We explored up and down the high-cliffed gorges and sandy beds of the Chitake and Mhara rivers by vehicle, enjoying some spectacular sundowner spots with magnificent views, and a delicious al fresco breakfast in the shade of an enormous sausage tree covered in its huge pendulous fruit.  

At this time of year, the daytime temperatures are very high, so walking in the bush accompanied by a professional guide is really only possible in the early hours of the morning.  But in the cooler months, this must be an awesome activity.  

Given the summer heat at the time of our visit, the tented accommodation at Mhara River Bush Camp was spacious and airy, allowing for good ventilation. Cooling fans powered by solar energy were a welcome (and vital) addition, and the room design has been very well thought out, with very comfortable beds, generous mosquito netting, a tea/coffee station (hot and cold water thermoses provided), plenty of power connections for charging and an extremely spacious en-suite bathroom at the back.

The main living/dining/bar area is an expansive covered deck on several levels overlooking the broad sandy bed of the Chitake River, with a couple of cosy little seating areas tucked away for quietness and privacy if required.  

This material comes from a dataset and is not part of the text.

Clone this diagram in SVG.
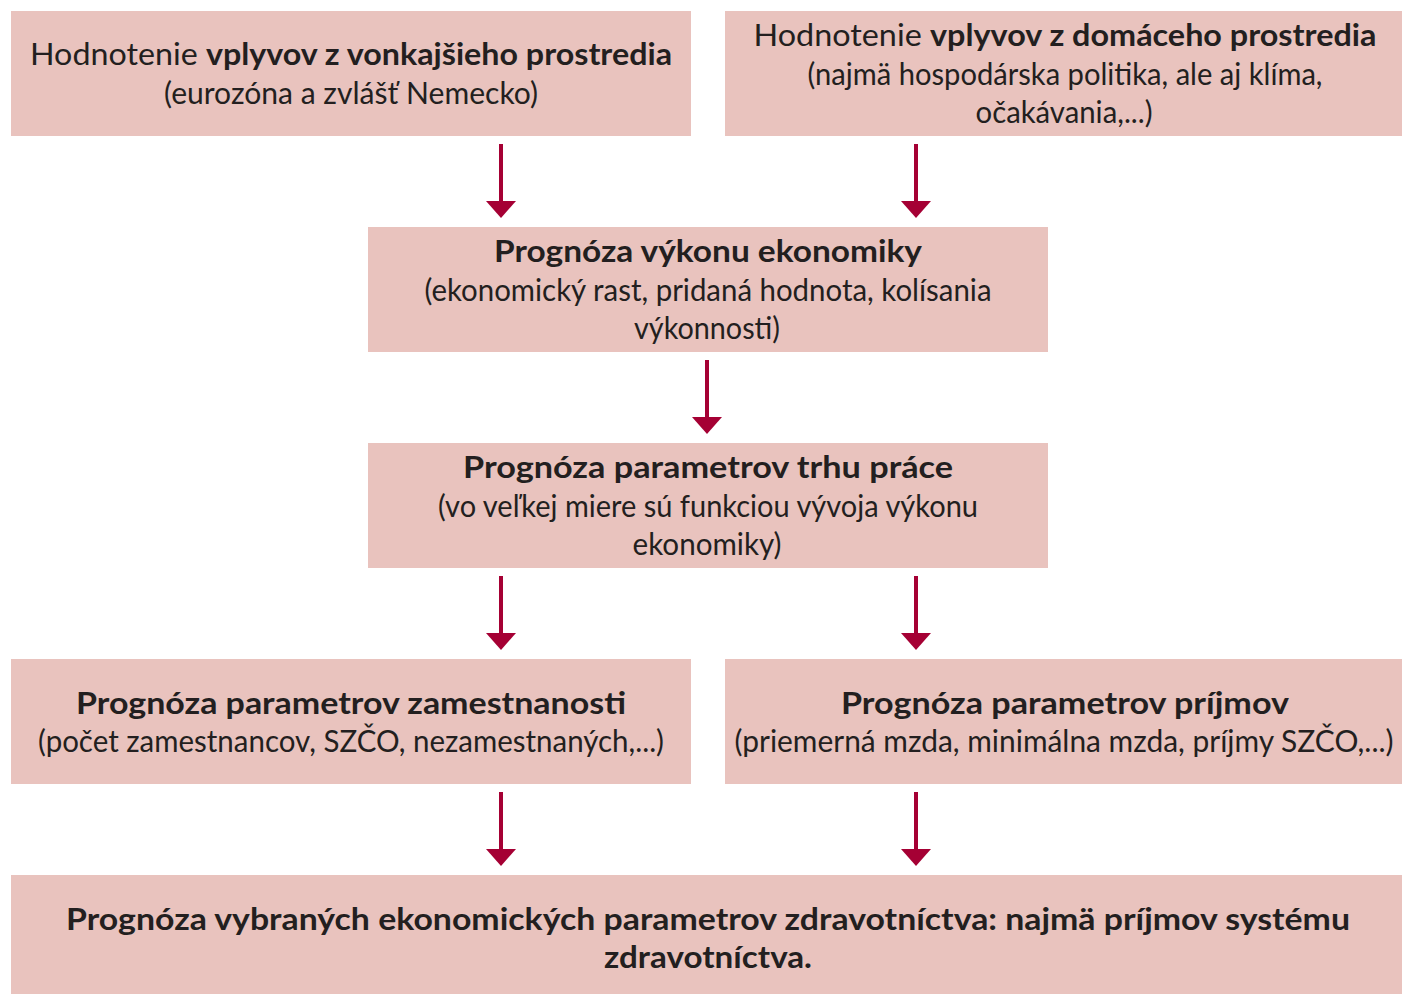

Meals were delicious and freshly prepared, and evening dinners under a canopy of trees and stars in the “boma” area were especially magical.  

We were delighted with the extremely professional attitude of the staff, management and guides at this little camp.  Their welcoming care and attention to detail, combined with a relaxed, flexible and friendly manner was a very winning combination.  They deserve to do well with their safari and birding seasons in the years to come.